### TASK GOAL
Restate, exactly and without pictures, the lines from the start of the listing below through the line holding "const refLineSolid = [50];".

▼

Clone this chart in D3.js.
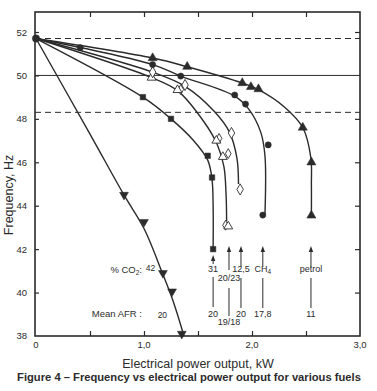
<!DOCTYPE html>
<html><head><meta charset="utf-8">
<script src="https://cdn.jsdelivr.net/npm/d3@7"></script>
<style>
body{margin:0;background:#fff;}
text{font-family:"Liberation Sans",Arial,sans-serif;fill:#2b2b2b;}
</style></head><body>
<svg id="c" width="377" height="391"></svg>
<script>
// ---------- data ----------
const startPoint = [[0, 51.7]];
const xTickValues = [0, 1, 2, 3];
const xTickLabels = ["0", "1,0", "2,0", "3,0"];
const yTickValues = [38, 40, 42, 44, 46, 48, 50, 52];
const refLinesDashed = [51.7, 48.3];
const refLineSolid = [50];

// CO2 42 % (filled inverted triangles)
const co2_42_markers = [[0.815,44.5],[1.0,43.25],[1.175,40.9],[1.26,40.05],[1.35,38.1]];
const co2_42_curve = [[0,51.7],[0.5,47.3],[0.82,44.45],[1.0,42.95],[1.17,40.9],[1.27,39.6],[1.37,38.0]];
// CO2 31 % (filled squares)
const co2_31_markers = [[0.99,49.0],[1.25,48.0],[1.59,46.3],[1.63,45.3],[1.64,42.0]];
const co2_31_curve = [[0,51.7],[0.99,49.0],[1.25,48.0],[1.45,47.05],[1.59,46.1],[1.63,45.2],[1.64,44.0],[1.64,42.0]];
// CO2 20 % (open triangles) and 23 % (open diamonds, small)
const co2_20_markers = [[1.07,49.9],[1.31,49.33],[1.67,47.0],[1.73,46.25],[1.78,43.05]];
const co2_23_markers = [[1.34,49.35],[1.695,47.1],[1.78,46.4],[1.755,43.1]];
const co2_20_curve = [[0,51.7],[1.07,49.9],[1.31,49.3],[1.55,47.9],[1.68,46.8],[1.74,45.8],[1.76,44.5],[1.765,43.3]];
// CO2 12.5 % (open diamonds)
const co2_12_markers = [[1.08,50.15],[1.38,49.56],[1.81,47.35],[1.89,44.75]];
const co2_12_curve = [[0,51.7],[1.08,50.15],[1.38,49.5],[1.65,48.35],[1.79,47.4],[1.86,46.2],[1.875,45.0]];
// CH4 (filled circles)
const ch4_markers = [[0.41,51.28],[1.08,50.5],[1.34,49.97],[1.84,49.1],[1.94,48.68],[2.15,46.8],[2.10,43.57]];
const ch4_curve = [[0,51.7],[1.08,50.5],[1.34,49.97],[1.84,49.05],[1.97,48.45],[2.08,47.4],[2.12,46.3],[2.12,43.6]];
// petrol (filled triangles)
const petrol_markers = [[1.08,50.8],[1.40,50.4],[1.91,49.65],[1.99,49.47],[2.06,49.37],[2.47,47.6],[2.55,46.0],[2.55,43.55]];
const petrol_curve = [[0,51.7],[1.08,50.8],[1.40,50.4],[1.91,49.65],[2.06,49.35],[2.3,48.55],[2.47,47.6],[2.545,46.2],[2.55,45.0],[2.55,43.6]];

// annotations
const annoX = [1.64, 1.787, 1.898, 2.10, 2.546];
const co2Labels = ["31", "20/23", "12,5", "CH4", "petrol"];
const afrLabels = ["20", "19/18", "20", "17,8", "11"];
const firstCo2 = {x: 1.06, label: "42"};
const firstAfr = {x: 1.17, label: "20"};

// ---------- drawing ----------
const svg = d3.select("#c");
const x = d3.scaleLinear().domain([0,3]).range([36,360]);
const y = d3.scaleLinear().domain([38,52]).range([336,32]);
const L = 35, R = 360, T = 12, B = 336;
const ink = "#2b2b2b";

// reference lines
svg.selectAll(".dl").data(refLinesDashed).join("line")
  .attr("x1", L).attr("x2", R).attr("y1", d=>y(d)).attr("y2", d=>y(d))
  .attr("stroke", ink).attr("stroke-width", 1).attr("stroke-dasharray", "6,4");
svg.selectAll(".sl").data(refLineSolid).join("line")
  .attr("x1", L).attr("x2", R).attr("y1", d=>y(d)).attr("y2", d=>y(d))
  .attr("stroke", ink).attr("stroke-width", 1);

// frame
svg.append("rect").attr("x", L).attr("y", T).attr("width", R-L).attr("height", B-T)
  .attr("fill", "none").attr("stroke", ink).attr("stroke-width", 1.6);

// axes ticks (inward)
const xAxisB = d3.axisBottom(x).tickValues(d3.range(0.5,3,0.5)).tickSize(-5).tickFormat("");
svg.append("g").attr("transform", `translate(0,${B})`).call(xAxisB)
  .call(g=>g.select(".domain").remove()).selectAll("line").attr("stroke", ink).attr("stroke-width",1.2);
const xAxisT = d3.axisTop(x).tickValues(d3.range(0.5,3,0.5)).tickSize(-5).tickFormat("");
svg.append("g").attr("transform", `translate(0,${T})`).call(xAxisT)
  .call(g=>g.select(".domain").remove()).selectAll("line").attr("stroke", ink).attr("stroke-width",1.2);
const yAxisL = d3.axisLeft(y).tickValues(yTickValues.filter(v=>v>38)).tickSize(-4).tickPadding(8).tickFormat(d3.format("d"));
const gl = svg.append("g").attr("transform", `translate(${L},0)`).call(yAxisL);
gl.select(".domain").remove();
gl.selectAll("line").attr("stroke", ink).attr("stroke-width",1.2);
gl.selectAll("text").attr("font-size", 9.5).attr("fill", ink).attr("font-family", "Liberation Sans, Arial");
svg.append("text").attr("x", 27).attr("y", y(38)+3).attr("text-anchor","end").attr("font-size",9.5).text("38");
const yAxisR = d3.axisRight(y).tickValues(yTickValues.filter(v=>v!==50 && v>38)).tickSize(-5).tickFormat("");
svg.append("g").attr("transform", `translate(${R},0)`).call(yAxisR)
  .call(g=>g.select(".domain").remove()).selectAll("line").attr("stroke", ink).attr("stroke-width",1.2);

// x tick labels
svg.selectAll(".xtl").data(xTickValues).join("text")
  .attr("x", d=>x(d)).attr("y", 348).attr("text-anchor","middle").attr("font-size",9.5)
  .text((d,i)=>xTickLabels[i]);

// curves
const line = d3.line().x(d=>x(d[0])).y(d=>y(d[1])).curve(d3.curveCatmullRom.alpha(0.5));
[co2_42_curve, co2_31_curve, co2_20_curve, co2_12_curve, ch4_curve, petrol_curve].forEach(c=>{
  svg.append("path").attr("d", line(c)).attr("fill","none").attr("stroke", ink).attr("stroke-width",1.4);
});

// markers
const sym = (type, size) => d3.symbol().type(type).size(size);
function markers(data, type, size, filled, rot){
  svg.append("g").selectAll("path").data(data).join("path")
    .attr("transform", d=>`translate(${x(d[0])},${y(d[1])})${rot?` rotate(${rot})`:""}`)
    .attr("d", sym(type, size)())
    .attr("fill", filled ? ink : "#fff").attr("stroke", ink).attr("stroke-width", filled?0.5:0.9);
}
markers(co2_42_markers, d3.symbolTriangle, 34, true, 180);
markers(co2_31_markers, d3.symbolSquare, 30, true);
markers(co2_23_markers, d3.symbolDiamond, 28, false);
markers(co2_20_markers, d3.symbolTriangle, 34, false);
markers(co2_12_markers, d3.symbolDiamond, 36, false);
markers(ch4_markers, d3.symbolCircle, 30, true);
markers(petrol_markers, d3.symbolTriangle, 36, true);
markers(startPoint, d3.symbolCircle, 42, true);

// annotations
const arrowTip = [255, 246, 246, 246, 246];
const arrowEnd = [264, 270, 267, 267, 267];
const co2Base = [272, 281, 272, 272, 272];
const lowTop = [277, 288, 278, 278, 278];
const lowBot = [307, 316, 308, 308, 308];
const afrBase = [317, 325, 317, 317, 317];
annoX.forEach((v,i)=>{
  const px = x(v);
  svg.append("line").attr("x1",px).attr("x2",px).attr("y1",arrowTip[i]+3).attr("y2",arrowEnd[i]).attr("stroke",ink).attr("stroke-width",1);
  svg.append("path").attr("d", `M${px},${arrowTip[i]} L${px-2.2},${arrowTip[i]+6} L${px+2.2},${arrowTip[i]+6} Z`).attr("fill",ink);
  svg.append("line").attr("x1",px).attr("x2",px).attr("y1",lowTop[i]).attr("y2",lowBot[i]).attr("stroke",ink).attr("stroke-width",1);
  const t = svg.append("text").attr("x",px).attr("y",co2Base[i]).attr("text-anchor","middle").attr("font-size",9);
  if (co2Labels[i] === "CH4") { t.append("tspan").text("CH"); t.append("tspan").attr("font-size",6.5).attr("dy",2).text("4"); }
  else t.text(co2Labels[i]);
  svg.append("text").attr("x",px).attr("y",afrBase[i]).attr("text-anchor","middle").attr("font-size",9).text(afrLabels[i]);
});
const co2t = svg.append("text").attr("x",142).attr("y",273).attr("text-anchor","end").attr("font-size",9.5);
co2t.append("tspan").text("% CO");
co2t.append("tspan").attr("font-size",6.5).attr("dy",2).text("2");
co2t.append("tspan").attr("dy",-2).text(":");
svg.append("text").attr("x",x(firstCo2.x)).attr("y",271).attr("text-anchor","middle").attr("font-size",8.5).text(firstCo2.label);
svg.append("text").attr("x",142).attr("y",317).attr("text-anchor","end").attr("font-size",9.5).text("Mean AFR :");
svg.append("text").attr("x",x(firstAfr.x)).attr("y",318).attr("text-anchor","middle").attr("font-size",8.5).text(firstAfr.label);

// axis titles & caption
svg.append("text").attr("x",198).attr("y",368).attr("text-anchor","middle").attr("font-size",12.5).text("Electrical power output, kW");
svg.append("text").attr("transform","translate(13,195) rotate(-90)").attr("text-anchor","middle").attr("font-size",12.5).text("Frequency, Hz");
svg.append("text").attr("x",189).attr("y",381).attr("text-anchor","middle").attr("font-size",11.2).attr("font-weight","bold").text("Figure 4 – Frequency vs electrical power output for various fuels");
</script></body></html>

▲

### OUTPUT FOR THIS TASK
Clone this chart in D3.js.
<!DOCTYPE html>
<html><head><meta charset="utf-8">
<script src="https://cdn.jsdelivr.net/npm/d3@7"></script>
<style>
body{margin:0;background:#fff;}
text{font-family:"Liberation Sans",Arial,sans-serif;fill:#2b2b2b;}
</style></head><body>
<svg id="c" width="377" height="391"></svg>
<script>
// ---------- data ----------
const startPoint = [[0, 51.7]];
const xTickValues = [0, 1, 2, 3];
const xTickLabels = ["0", "1,0", "2,0", "3,0"];
const yTickValues = [38, 40, 42, 44, 46, 48, 50, 52];
const refLinesDashed = [51.7, 48.3];
const refLineSolid = [50];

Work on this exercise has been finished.